• _WHAT THE TASK REQUIRES_
Leave out the pictures, and write out exactly the lines from the beginning of the material to the line holding "Chart.register(...registerables)", that line included, and nothing else.

[Start DATA EXTRACT]

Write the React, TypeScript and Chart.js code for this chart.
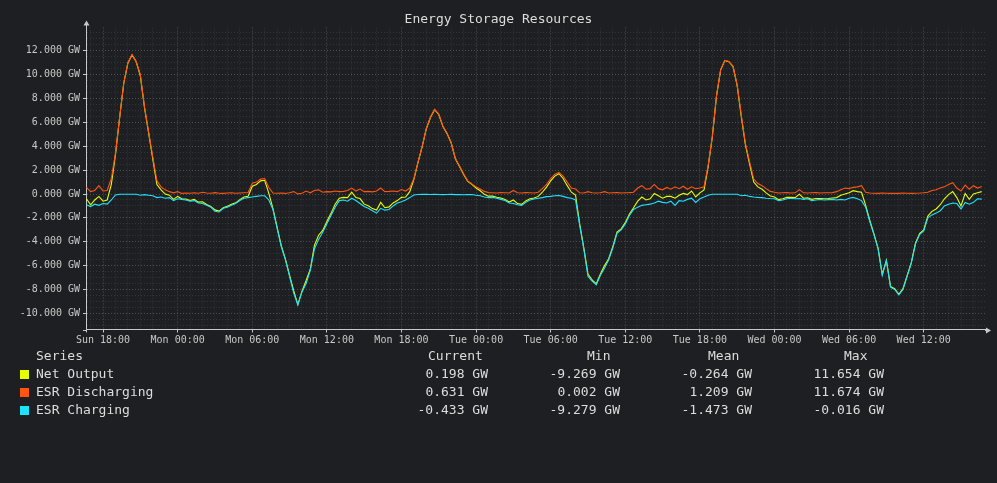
import { useEffect, useRef } from "react"
import { Chart, registerables } from "chart.js"

Chart.register(...registerables)

// time axis: hours counted from Sun 00:00, one sample every 20 minutes
const START_HOUR = 16 + 40 / 60
const STEP_HOURS = 1 / 3
const X_MIN = 16.63
const X_MAX = 88.93
const Y_MIN = -11.35
const Y_MAX = 13.95
const DAY_NAMES = ["Sun", "Mon", "Tue", "Wed", "Thu"]

// GW
const netOutput = [
  -0.4, -0.9, -0.5, -0.2, -0.6, -0.5, 0.8, 3.3, 6.38, 9.28,
  10.98, 11.65, 11.08, 9.9, 7.25, 5.1, 2.95, 0.8, 0.35, 0.0,
  -0.1, -0.45, -0.2, -0.4, -0.42, -0.54, -0.45, -0.68, -0.65, -0.87,
  -1.04, -1.33, -1.43, -1.15, -1.02, -0.85, -0.74, -0.47, -0.25, -0.18,
  0.65, 0.8, 1.1, 1.15, 0.05, -1.22, -2.79, -4.32, -5.45, -6.8,
  -8.1, -9.27, -8.13, -7.25, -6.3, -4.3, -3.45, -3.05, -2.3, -1.62,
  -0.85, -0.35, -0.28, -0.3, 0.15, -0.3, -0.38, -0.85, -0.98, -1.22,
  -1.35, -0.7, -1.15, -1.08, -0.75, -0.55, -0.28, -0.25, 0.2, 1.22,
  2.66, 3.97, 5.47, 6.41, 7.07, 6.66, 5.65, 5.06, 4.27, 2.95,
  2.31, 1.64, 1.05, 0.81, 0.5, 0.27, -0.03, -0.18, -0.18, -0.27,
  -0.33, -0.45, -0.67, -0.5, -0.8, -0.87, -0.58, -0.4, -0.34, -0.2,
  0.15, 0.58, 1.1, 1.5, 1.7, 1.3, 0.7, 0.15, -0.08, -2.5,
  -4.52, -6.7, -7.2, -7.52, -6.7, -6.0, -5.42, -4.4, -3.18, -2.92,
  -2.4, -1.68, -1.15, -0.6, -0.25, -0.5, -0.4, 0.05, -0.15, -0.35,
  -0.2, -0.2, -0.35, -0.1, 0.05, -0.05, 0.25, -0.25, 0.1, 0.35,
  2.3, 4.78, 8.18, 10.38, 11.18, 11.08, 10.68, 9.08, 6.45, 4.1,
  2.5, 1.0, 0.6, 0.4, 0.1, -0.16, -0.25, -0.47, -0.4, -0.28,
  -0.27, -0.3, -0.01, -0.35, -0.32, -0.45, -0.38, -0.37, -0.4, -0.37,
  -0.33, -0.3, -0.1, 0.0, 0.1, 0.28, 0.2, 0.15, -0.95, -2.22,
  -3.34, -4.55, -6.72, -5.54, -7.75, -7.93, -8.4, -7.92, -6.84, -5.75,
  -4.13, -3.32, -3.0, -1.85, -1.45, -1.25, -0.9, -0.4, -0.05, 0.2,
  -0.3, -1.0, 0.05, -0.45, 0.0, 0.1, 0.2,
]

const esrDischarging = [
  0.55, 0.2, 0.3, 0.7, 0.25, 0.3, 1.3, 3.4, 6.4, 9.3,
  11.0, 11.67, 11.1, 10.0, 7.3, 5.2, 3.1, 1.1, 0.6, 0.35,
  0.2, 0.1, 0.2, 0.05, 0.08, 0.06, 0.1, 0.07, 0.15, 0.08,
  0.06, 0.12, 0.07, 0.05, 0.08, 0.1, 0.06, 0.08, 0.1, 0.12,
  0.9, 1.0, 1.25, 1.3, 0.55, 0.08, 0.06, 0.08, 0.05, 0.1,
  0.2, 0.01, 0.07, 0.25, 0.1, 0.3, 0.35, 0.15, 0.2, 0.18,
  0.25, 0.2, 0.22, 0.3, 0.5, 0.25, 0.42, 0.2, 0.22, 0.18,
  0.25, 0.5, 0.2, 0.22, 0.25, 0.2, 0.37, 0.25, 0.5, 1.3,
  2.7, 4.0, 5.5, 6.45, 7.1, 6.7, 5.7, 5.1, 4.3, 3.0,
  2.35, 1.7, 1.1, 0.85, 0.6, 0.42, 0.22, 0.12, 0.1, 0.08,
  0.12, 0.1, 0.08, 0.3, 0.1, 0.08, 0.12, 0.1, 0.08, 0.15,
  0.45, 0.8, 1.3, 1.65, 1.82, 1.5, 1.0, 0.5, 0.42, 0.1,
  0.08, 0.2, 0.1, 0.08, 0.1, 0.2, 0.08, 0.1, 0.12, 0.08,
  0.1, 0.12, 0.15, 0.5, 0.7, 0.4, 0.45, 0.8, 0.45, 0.35,
  0.55, 0.4, 0.6, 0.45, 0.65, 0.4, 0.6, 0.45, 0.5, 0.6,
  2.4, 4.8, 8.2, 10.4, 11.2, 11.1, 10.7, 9.1, 6.6, 4.2,
  2.7, 1.25, 0.88, 0.7, 0.45, 0.22, 0.15, 0.08, 0.1, 0.12,
  0.08, 0.1, 0.37, 0.1, 0.08, 0.1, 0.12, 0.08, 0.1, 0.1,
  0.12, 0.2, 0.35, 0.5, 0.45, 0.56, 0.6, 0.7, 0.15, 0.08,
  0.06, 0.05, 0.08, 0.06, 0.05, 0.07, 0.05, 0.08, 0.06, 0.05,
  0.07, 0.08, 0.1, 0.15, 0.3, 0.35, 0.5, 0.6, 0.8, 0.95,
  0.5, 0.25, 0.75, 0.4, 0.7, 0.5, 0.63,
]

const esrCharging = [
  -0.9, -1.05, -0.85, -0.95, -0.8, -0.85, -0.5, -0.08, -0.02, -0.02,
  -0.02, -0.02, -0.02, -0.1, -0.05, -0.1, -0.15, -0.3, -0.25, -0.35,
  -0.3, -0.55, -0.4, -0.45, -0.5, -0.6, -0.55, -0.75, -0.8, -0.95,
  -1.1, -1.45, -1.5, -1.2, -1.1, -0.95, -0.8, -0.55, -0.35, -0.3,
  -0.25, -0.2, -0.15, -0.15, -0.5, -1.3, -2.85, -4.4, -5.5, -6.9,
  -8.3, -9.28, -8.2, -7.5, -6.4, -4.6, -3.8, -3.2, -2.5, -1.8,
  -1.1, -0.55, -0.5, -0.6, -0.35, -0.55, -0.8, -1.05, -1.2, -1.4,
  -1.6, -1.2, -1.35, -1.3, -1.0, -0.75, -0.65, -0.5, -0.3, -0.08,
  -0.04, -0.03, -0.03, -0.04, -0.03, -0.04, -0.05, -0.04, -0.03, -0.05,
  -0.04, -0.06, -0.05, -0.04, -0.1, -0.15, -0.25, -0.3, -0.28, -0.35,
  -0.45, -0.55, -0.75, -0.8, -0.9, -0.95, -0.7, -0.5, -0.42, -0.35,
  -0.3, -0.22, -0.2, -0.15, -0.12, -0.2, -0.3, -0.35, -0.5, -2.6,
  -4.6, -6.9, -7.3, -7.6, -6.8, -6.2, -5.5, -4.5, -3.3, -3.0,
  -2.5, -1.8, -1.3, -1.1, -0.95, -0.9, -0.85, -0.75, -0.6, -0.7,
  -0.75, -0.6, -0.95, -0.55, -0.6, -0.45, -0.35, -0.7, -0.4, -0.25,
  -0.1, -0.02, -0.02, -0.02, -0.02, -0.02, -0.02, -0.02, -0.15, -0.1,
  -0.2, -0.25, -0.28, -0.3, -0.35, -0.38, -0.4, -0.55, -0.5, -0.4,
  -0.35, -0.4, -0.38, -0.45, -0.4, -0.55, -0.5, -0.45, -0.5, -0.47,
  -0.45, -0.5, -0.45, -0.5, -0.35, -0.28, -0.4, -0.55, -1.1, -2.3,
  -3.4, -4.6, -6.8, -5.6, -7.8, -8.0, -8.45, -8.0, -6.9, -5.8,
  -4.2, -3.4, -3.1, -2.0, -1.75, -1.6, -1.4, -1.0, -0.85, -0.75,
  -0.8, -1.25, -0.7, -0.85, -0.7, -0.4, -0.43,
]

const SERIES_NAMES = ["Net Output", "ESR Discharging", "ESR Charging"]
const SERIES_COLORS = ["#e5ff00", "#ff5511", "#1de3ff"]
const STAT_HEADERS = ["Current", "Min", "Mean", "Max"]
const STAT_VALUES = [
  ["0.198 GW", "-9.269 GW", "-0.264 GW", "11.654 GW"],
  ["0.631 GW", "0.002 GW", "1.209 GW", "11.674 GW"],
  ["-0.433 GW", "-9.279 GW", "-1.473 GW", "-0.016 GW"],
]

const BG = "#1e1f22"
const TEXT = "#dddddd"
const AXIS = "#c8c8c8"
const GRID_MAJOR = "#505050"
const GRID_MINOR = "#343538"
const FONT = "'DejaVu Sans Mono', monospace"

// legend column geometry (px)
const HEADER_LEFT = [428, 587, 708, 844]
const VALUE_RIGHT = [488, 620, 752, 884]

const axisArrows = {
  id: "axisArrows",
  afterDraw(chart: Chart) {
    const { ctx, chartArea: a } = chart
    const x0 = Math.round(a.left) + 0.5
    const y0 = Math.round(a.bottom) + 0.5
    ctx.save()
    ctx.strokeStyle = AXIS
    ctx.fillStyle = AXIS
    ctx.lineWidth = 1
    ctx.beginPath()
    ctx.moveTo(x0, a.top)
    ctx.lineTo(x0, a.top - 4)
    ctx.moveTo(a.right, y0)
    ctx.lineTo(a.right + 2, y0)
    ctx.moveTo(x0, a.bottom)
    ctx.lineTo(x0, a.bottom + 3)
    ctx.moveTo(a.left - 3, y0)
    ctx.lineTo(a.left, y0)
    ctx.stroke()
    ctx.beginPath()
    ctx.moveTo(x0, a.top - 7)
    ctx.lineTo(x0 - 3, a.top - 2)
    ctx.lineTo(x0 + 3, a.top - 2)
    ctx.closePath()
    ctx.fill()
    ctx.beginPath()
    ctx.moveTo(a.right + 6, y0)
    ctx.lineTo(a.right + 1, y0 - 3)
    ctx.lineTo(a.right + 1, y0 + 3)
    ctx.closePath()
    ctx.fill()
    ctx.restore()
  },
}

function formatHour(v: number) {
  const day = DAY_NAMES[Math.floor(v / 24)]
  const hh = String(v % 24).padStart(2, "0")
  return `${day} ${hh}:00`
}

export default function App() {
  const canvasRef = useRef<HTMLCanvasElement>(null)
  const chartRef = useRef<Chart | null>(null)

  useEffect(() => {
    if (!canvasRef.current) return
    const ctx = canvasRef.current.getContext("2d")
    if (!ctx) return

    if (chartRef.current) chartRef.current.destroy()

    const toPoints = (values: number[]) =>
      values.map((y, i) => ({ x: START_HOUR + i * STEP_HOURS, y }))

    const seriesData = [netOutput, esrDischarging, esrCharging]

    chartRef.current = new Chart(ctx, {
      type: "line",
      data: {
        datasets: seriesData.map((values, i) => ({
          label: SERIES_NAMES[i],
          data: toPoints(values),
          borderColor: SERIES_COLORS[i],
          backgroundColor: SERIES_COLORS[i],
          borderWidth: 1.1,
          pointRadius: 0,
          tension: 0,
          fill: false,
          order: 3 - i,
        })),
      },
      options: {
        responsive: false,
        animation: false,
        events: [],
        layout: { padding: { top: 27.5, right: 12, bottom: 133.5, left: 0 } },
        plugins: {
          legend: { display: false },
          title: { display: false },
          tooltip: { enabled: false },
        },
        scales: {
          x: {
            type: "linear",
            min: X_MIN,
            max: X_MAX,
            afterFit: (scale) => {
              scale.height = 20
            },
            border: { display: true, color: AXIS, width: 1, dash: [1, 2] },
            grid: {
              color: (c) => (c.tick && c.tick.value % 6 === 0 ? GRID_MAJOR : GRID_MINOR),
              lineWidth: 1,
              drawTicks: true,
              tickLength: 3,
              tickColor: (c) => (c.tick && c.tick.value % 6 === 0 ? AXIS : "rgba(0,0,0,0)"),
            },
            ticks: {
              stepSize: 1,
              autoSkip: false,
              includeBounds: false,
              maxRotation: 0,
              padding: 2,
              color: AXIS,
              font: { family: FONT, size: 10 },
              callback: (v) => (Number(v) % 6 === 0 ? formatHour(Number(v)) : ""),
            },
          },
          y: {
            min: Y_MIN,
            max: Y_MAX,
            afterFit: (scale) => {
              scale.width = 86
            },
            border: { display: true, color: AXIS, width: 1, dash: [1, 2] },
            grid: {
              color: (c) => (c.tick && Math.abs(c.tick.value % 2) < 1e-6 ? GRID_MAJOR : GRID_MINOR),
              lineWidth: 1,
              drawTicks: true,
              tickLength: 3,
              tickColor: (c) =>
                c.tick && Math.abs(c.tick.value % 2) < 1e-6 ? AXIS : "rgba(0,0,0,0)",
            },
            ticks: {
              stepSize: 0.5,
              autoSkip: false,
              includeBounds: false,
              padding: 3,
              color: AXIS,
              font: { family: FONT, size: 10 },
              callback: (v) =>
                Math.abs(Number(v) % 2) < 1e-6 ? `${Number(v).toFixed(3)} GW` : "",
            },
          },
        },
      },
      plugins: [axisArrows],
    })

    return () => {
      if (chartRef.current) {
        chartRef.current.destroy()
        chartRef.current = null
      }
    }
  }, [])

  const rowTop = (row: number) => 347 + row * 18

  return (
    <div
      style={{
        position: "fixed",
        left: 0,
        top: 0,
        width: 997,
        height: 483,
        background: BG,
        fontFamily: FONT,
        color: TEXT,
        overflow: "hidden",
      }}
    >
      <canvas
        ref={canvasRef}
        width={997}
        height={483}
        style={{ position: "absolute", left: 0, top: 0, width: 997, height: 483 }}
      ></canvas>
      <div
        style={{
          position: "absolute",
          top: 11,
          left: 0,
          width: 997,
          textAlign: "center",
          fontSize: 13,
          lineHeight: "16px",
        }}
      >
        Energy Storage Resources
      </div>
      <div style={{ position: "absolute", left: 36, top: rowTop(0), fontSize: 13, lineHeight: "18px", whiteSpace: "pre" }}>
        Series
      </div>
      {STAT_HEADERS.map((h, i) => (
        <div
          key={h}
          style={{ position: "absolute", left: HEADER_LEFT[i], top: rowTop(0), fontSize: 13, lineHeight: "18px" }}
        >
          {h}
        </div>
      ))}
      {SERIES_NAMES.map((name, r) => (
        <div key={name}>
          <div
            style={{
              position: "absolute",
              left: 20,
              top: rowTop(r + 1) + 5,
              width: 9,
              height: 9,
              background: SERIES_COLORS[r],
            }}
          />
          <div
            style={{ position: "absolute", left: 36, top: rowTop(r + 1), fontSize: 13, lineHeight: "18px", whiteSpace: "pre" }}
          >
            {name}
          </div>
          {STAT_VALUES[r].map((val, c) => (
            <div
              key={c}
              style={{
                position: "absolute",
                left: VALUE_RIGHT[c] - 120,
                width: 120,
                textAlign: "right",
                top: rowTop(r + 1),
                fontSize: 13,
                lineHeight: "18px",
                whiteSpace: "pre",
              }}
            >
              {val}
            </div>
          ))}
        </div>
      ))}
    </div>
  )
}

[End DATA EXTRACT]

• _WRITTEN SOLUTION_
Write the React, TypeScript and Chart.js code for this chart.
import { useEffect, useRef } from "react"
import { Chart, registerables } from "chart.js"

Chart.register(...registerables)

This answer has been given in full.